A atriz integrou os elencos de “Ganga Zumba”, “Quilombo”, “Orfeu” e “O Maior Amor do Mundo”, de Cacá Diegues, “Ladrões de Cinema”, de Fernando Côni Campos, “O Forte”, de Olney São Paulo, “Compasso de Espera”, de Antunes Filho, “A Noiva da Cidade”, de Alex Viany, “Cruz e Souza”, de Sylvio Back, “Mulheres do Brasil”, de Malu de Martino, “Trinta”, de Paulo Machile, e “M8 – Quando a Morte Socorre a Vida”, de Jeferson De. Participou, ainda, de vários curtas e, com seu testemunho, de vários documentários.

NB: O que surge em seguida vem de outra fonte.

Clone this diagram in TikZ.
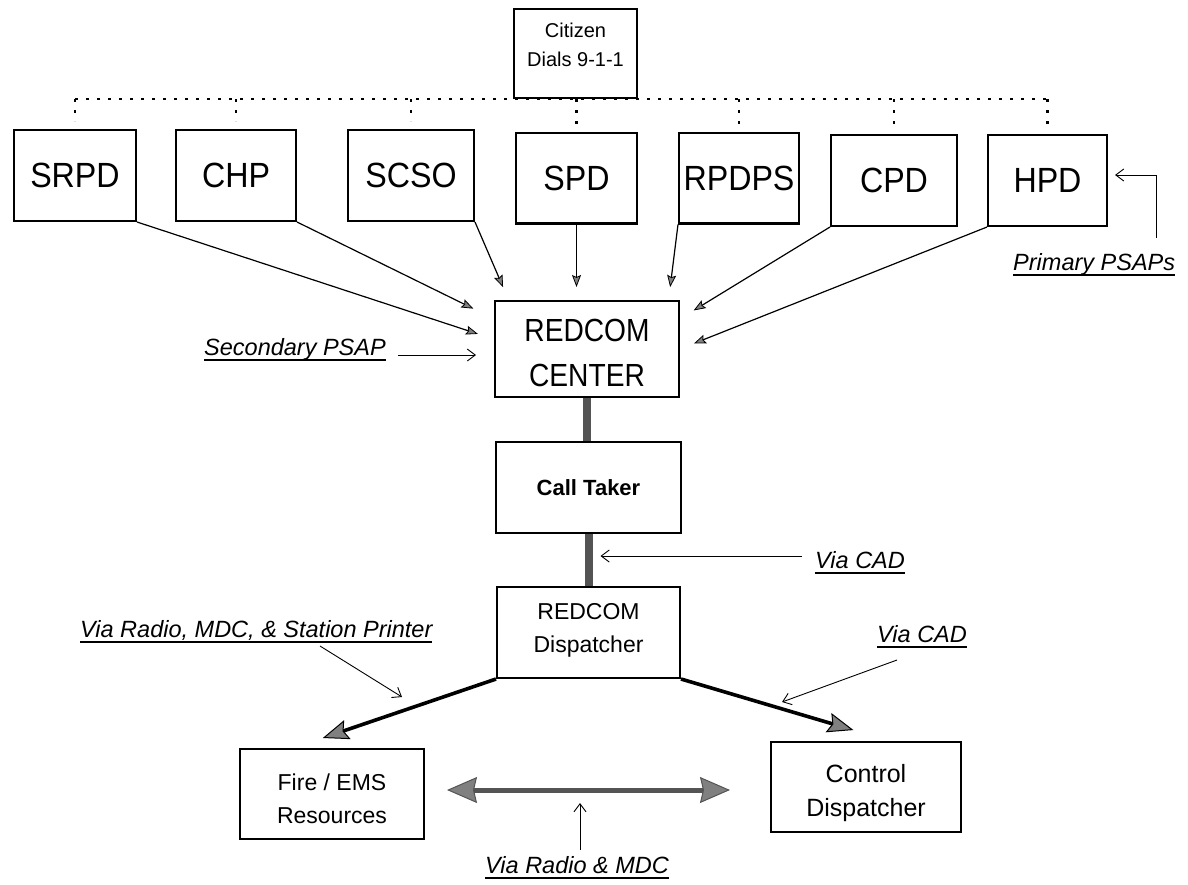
\documentclass[tikz,border=0pt]{standalone}
\usepackage{fontspec}
\setmainfont{Liberation Sans}
\newfontfamily\condsans[FakeStretch=0.92]{Liberation Sans}
\newfontfamily\condsansr[FakeStretch=0.88]{Liberation Sans}
\usetikzlibrary{arrows.meta,calc}
\definecolor{headgray}{gray}{0.5}
\definecolor{bargray}{gray}{0.33}
\newcommand\myuline[1]{\setbox0\hbox{#1}\rlap{\rule[-5.5pt]{\wd0}{1.2pt}}\box0}
\newcommand\boxlines[3]{\raisebox{#1}[\height][\depth]{\begin{tabular}{@{}c@{}}#2\\#3\end{tabular}}}
\begin{document}
\begin{tikzpicture}[x=1pt,y=-1pt,
  box/.style={draw, line width=2.4pt, inner sep=0pt},
  agency/.style={box, minimum height=90.6pt, font=\condsans\fontsize{35}{40}\selectfont},
  lbl/.style={inner sep=0pt, font=\itshape\fontsize{23.5}{28}\selectfont, anchor=base west},
  feed/.style={line width=1.2pt, -{Stealth[length=12pt,width=9pt,inset=2pt,fill=headgray,line width=0.8pt]}},
  note/.style={line width=0.9pt, -{Straight Barb[length=8pt,width=12pt,line width=0.9pt]}},
  bar/.style={line width=8pt, draw=bargray},
  dispatch/.style={line width=3.6pt, -{Stealth[length=26pt,width=20pt,inset=4pt,fill=headgray,line width=1pt]}},
  twoway/.style={line width=5pt, draw=bargray, {Stealth[length=30pt,width=26pt,inset=3pt,fill=headgray,line width=1pt]}-{Stealth[length=30pt,width=26pt,inset=3pt,fill=headgray,line width=1pt]}},
  dots/.style={line width=2.6pt, dash pattern=on 2.6pt off 8.4pt}
]
\useasboundingbox (0,0) rectangle (1188,884);

% top
\node[box, minimum width=122.6pt, minimum height=88.6pt, font=\fontsize{20}{29}\selectfont] (cit) at (575.5,53.5) {\boxlines{7pt}{Citizen}{Dials 9-1-1}};

\node[agency, minimum width=121.6pt] (srpd) at (75,175.5) {SRPD};
\node[agency, minimum width=119.6pt] (chp) at (236,175.5) {CHP};
\node[agency, minimum width=125.6pt] (scso) at (411,175.5) {SCSO};
\node[agency, minimum width=120.6pt] (spd) at (576.5,178) {SPD};
\node[agency, minimum width=119.6pt] (rpdps) at (739,178) {RPDPS};
\node[agency, minimum width=125.6pt] (cpd) at (894,180.5) {CPD};
\node[agency, minimum width=118.6pt] (hpd) at (1047.5,180.5) {HPD};

% dotted distribution
\draw[dots] (srpd.north |- cit.south) -- (hpd.north |- cit.south);
\foreach \n in {srpd,chp,scso,spd,rpdps,cpd,hpd}{
  \draw[dots, shorten >=8pt] (\n.north |- cit.south) -- (\n.north);
}

% main column
\node[box, minimum width=183.6pt, minimum height=95.6pt, font=\condsansr\fontsize{32}{45}\selectfont] (rc) at (587,349) {\boxlines{-6pt}{REDCOM}{CENTER}};
\node[box, minimum width=184.6pt, minimum height=90.6pt, font=\bfseries\fontsize{22}{26}\selectfont] (ct) at (588.5,487.5) {Call Taker};
\node[box, minimum width=182.6pt, minimum height=90.6pt, font=\fontsize{23}{33}\selectfont] (disp) at (588.5,632.5) {\boxlines{3.5pt}{REDCOM}{Dispatcher}};
\node[box, minimum width=183.6pt, minimum height=89.6pt, font=\fontsize{23}{33}\selectfont] (fire) at (332,794) {\boxlines{-6pt}{Fire / EMS}{Resources}};
\node[box, minimum width=189.6pt, minimum height=89.6pt, font=\fontsize{25}{34}\selectfont] (ctl) at (866,787) {\boxlines{-6pt}{Control}{Dispatcher}};

% agencies feeding REDCOM
\draw[feed, shorten >=17pt] (srpd.south east) -- (rc.174);
\draw[feed, shorten >=23pt] (chp.south east) -- (rc.162);
\draw[feed, shorten >=14pt] (scso.south east) -- (rc.148);
\draw[feed, shorten >=13pt] (spd.south) -- (spd.south |- rc.north);
\draw[feed, shorten >=13pt] (rpdps.south west) -- (rc.31.5);
\draw[feed, shorten >=16pt] (cpd.south west) -- (rc.18);
\draw[feed, shorten >=15pt] (hpd.south west) -- (rc.east);

% bars
\draw[bar] (rc.south) -- (rc.south |- ct.north);
\draw[bar] (ct.south) -- (ct.south |- disp.north);

% dispatch arrows
\draw[dispatch, shorten >=31pt] (disp.south west) -- (fire.130.7);
\draw[dispatch, shorten >=38.6pt] (disp.south east) -- (ctl.62.4);
\coordinate (fe) at ([yshift=4pt]fire.east);
\draw[twoway, shorten <=22pt, shorten >=40pt] (fe) -- (fe -| ctl.west);

% labels
\node[lbl] (sec) at (204,355) {\myuline{Secondary PSAP}};
\draw[note, shorten >=18pt] ([xshift=12pt]sec.base east) -- (sec.base east -| rc.west);

\node[lbl] (prim) at (1013,270) {\myuline{Primary PSAPs}};
\coordinate (prims) at ([shift={(143pt,32pt)}]prim.base west);
\draw[note] (prims) |- ([shift={(7pt,5.5pt)}]hpd.east);

\node[lbl] (cad1) at (815,568) {\myuline{Via CAD}};
\coordinate (cad1s) at ([shift={(-13pt,12pt)}]cad1.base west);
\draw[note, shorten >=12pt] (cad1s) -- (cad1s -| ct.south);

\node[lbl] (cad2) at (877,642) {\myuline{Via CAD}};
\coordinate (cad2s) at ([shift={(20pt,-18pt)}]cad2.base west);
\coordinate (cad2t) at (782,702);
\draw[note] (cad2s) -- (cad2t);

\node[lbl] (vrs) at (80,637) {\myuline{Via Radio, MDC, \& Station Printer}};
\coordinate (vrss) at ([shift={(240pt,-9pt)}]vrs.base west);
\coordinate (vrst) at (402,697);
\draw[note] (vrss) -- (vrst);

\node[lbl] (vrm) at (485,873) {\myuline{Via Radio \& MDC}};
\coordinate (vrms) at ([shift={(95pt,23pt)}]vrm.base west);
\coordinate (vrmt) at (580,803);
\draw[note] (vrms) -- (vrmt);
\end{tikzpicture}
\end{document}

O Festival de Gramado divulgou nota de pesar para registrar a morte de uma de suas cinco homenageadas de sua edição de número 51:
“É com pesar que a organização do Festival de Cinema de Gramado informa que a atriz Léa Garcia faleceu na madrugada de hoje (15), no hotel em que estava hospedada em Gramado. A atriz receberia o troféu Oscarito na noite de hoje, ao lado de Laura Cardoso. De acordo com o Hospital Arcanjo São Miguel, a causa da morte foi um infarto agudo do miocárdio.
Dona Léa Garcia havia chegado a Gramado no último sábado (12), acompanhada do filho Marcelo Garcia. A atriz circulava diariamente pelo evento, onde acompanhou diversas sessões no Palácio dos Festivais. Em uma de suas passagens pelo tapete vermelho, a atriz afirmou ao portal Acontece Gramado ter “um enorme prazer em estar mais uma vez em Gramado. Esse calor, essa receptividade com a qual a cidade nos recebe. Aqui tem um leve sabor de chocolate no ar. Obrigado a todos que fazem o festival, que participam e que concorrem. Aqui me sinto sempre prestigiada”.

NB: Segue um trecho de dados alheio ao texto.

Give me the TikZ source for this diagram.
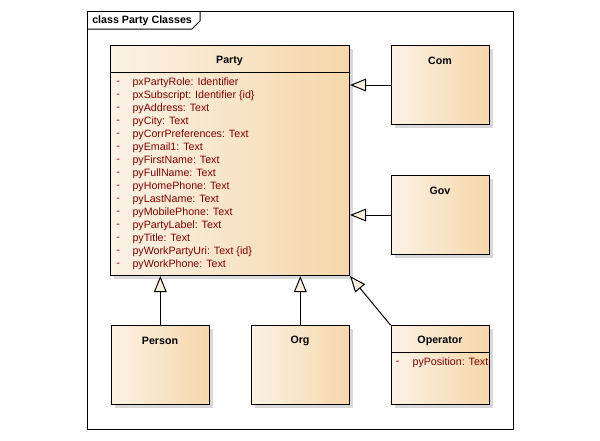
\documentclass[tikz,border=0pt]{standalone}
\usepackage{fontspec}
\setmainfont{Liberation Sans}
\usetikzlibrary{arrows.meta,shadows}
\definecolor{boxleft}{RGB}{251,242,229}
\definecolor{boxright}{RGB}{245,215,170}
\definecolor{attrcol}{RGB}{128,0,0}
\definecolor{tipfill}{RGB}{250,240,225}
\tikzset{
  x=0.75pt,y=-0.75pt,
  classbox/.style={draw=black,line width=0.75pt,left color=boxleft,right color=boxright,
    general shadow={fill=black!15,shadow xshift=2.6pt,shadow yshift=-2.6pt},
    inner sep=0pt,anchor=north west},
  ctitle/.style={font=\fontsize{8}{9}\selectfont\bfseries,inner sep=0pt},
  attr/.style={font=\fontsize{8}{9}\selectfont,text=attrcol,inner sep=0pt,anchor=west},
  gen/.style={line width=0.75pt,-{Triangle[length=12pt,width=9.5pt,fill=tipfill,line width=0.75pt]}},
  sepline/.style={line width=0.75pt}
}
\begin{document}
\begin{tikzpicture}
\useasboundingbox (0,0) rectangle (600,440);
% frame
\draw[line width=0.75pt] (87,11) rectangle (513,429);
\draw[line width=0.75pt] (87,29) -- (192,29) -- (200,21) -- (200,11);
\node[font=\fontsize{8}{9}\selectfont\bfseries,anchor=west,inner sep=0pt] (frametitle) at (92,20.5) {class Party Classes};
% Party
\node[classbox,minimum width=239*0.75pt,minimum height=230*0.75pt] (party) at (110,45) {};
\draw[sepline] (110,72.3) -- (349,72.3);
\node[ctitle] (partyt) at (229.5,60.7) {Party};
\foreach \t [count=\i from 0] in {pxPartyRole: Identifier,pxSubscript: Identifier {\{id\}},pyAddress: Text,pyCity: Text,pyCorrPreferences: Text,pyEmail1: Text,pyFirstName: Text,pyFullName: Text,pyHomePhone: Text,pyLastName: Text,pyMobilePhone: Text,pyPartyLabel: Text,pyTitle: Text,pyWorkPartyUri: Text {\{id\}},pyWorkPhone: Text}{
  \node[attr] (pd\i) at (116,82.7+13*\i) {-};
  \node[attr] (pa\i) at (132.3,82.7+13*\i) {\t};
}
% Com
\node[classbox,minimum width=98.5*0.75pt,minimum height=78.5*0.75pt] (com) at (390.7,45.3) {};
\node[ctitle] (comt) at (440,60.7) {Com};
% Gov
\node[classbox,minimum width=98.5*0.75pt,minimum height=78.5*0.75pt] (gov) at (390.7,175.3) {};
\node[ctitle] (govt) at (440,190.7) {Gov};
% Person
\node[classbox,minimum width=98.5*0.75pt,minimum height=79*0.75pt] (person) at (110.7,325.3) {};
\node[ctitle] (persont) at (160,340.7) {Person};
% Org
\node[classbox,minimum width=98.5*0.75pt,minimum height=79*0.75pt] (org) at (250.7,325.3) {};
\node[ctitle] (orgt) at (300,340.7) {Org};
% Operator
\node[classbox,minimum width=98.5*0.75pt,minimum height=79*0.75pt] (oper) at (390.7,325.3) {};
\draw[sepline] (390.7,352) -- (489.2,352);
\node[ctitle] (opert) at (440,340.7) {Operator};
\node[attr] (od0) at (395.5,362.7) {-};
\node[attr] (oa0) at (412.3,362.7) {pyPosition: Text};
% generalizations
\draw[gen] (com.west |- 0,85) -- (party.east |- 0,85);
\draw[gen] (gov.west |- 0,215) -- (party.east |- 0,215);
\draw[gen] (person.north -| 160.3,0) -- (party.south -| 160.3,0);
\draw[gen] (org.north -| 300.3,0) -- (party.south -| 300.3,0);
\draw[gen] (oper.north west) -- (party.south east);
\end{tikzpicture}
\end{document}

Léa Garcia possuía uma história antiga com Gramado, conquistando troféus Kikitos com “Filhas do Vento”, “Hoje Tem Ragu” e “Acalanto”. Aos 90 anos, a veterana detinha currículo com mais de cem produções, incluindo cinema, teatro e televisão. Atuando em produções para televisão, cinema e teatro, Léa consolidou carreira de papéis marcantes em produções como Selva de Pedra, Escrava Isaura, Xica da Silva e O Clone. Foi peça fundamental na quebra da barreira dos personagens tradicionalmente destinados a atrizes negras. Tornou-se, assim, referência para jovens atores e admirada pela qualidade de suas atuações.
Dona Léa seguia ativa nas artes cênicas. Em 2022, atuou nos longas “Barba, Cabelo e Bigode”, “Pacificado” e “O Pai da Rita”. Ontem (14) havia confirmado negociações com a TV Globo para atuar no remake da novela Renascer.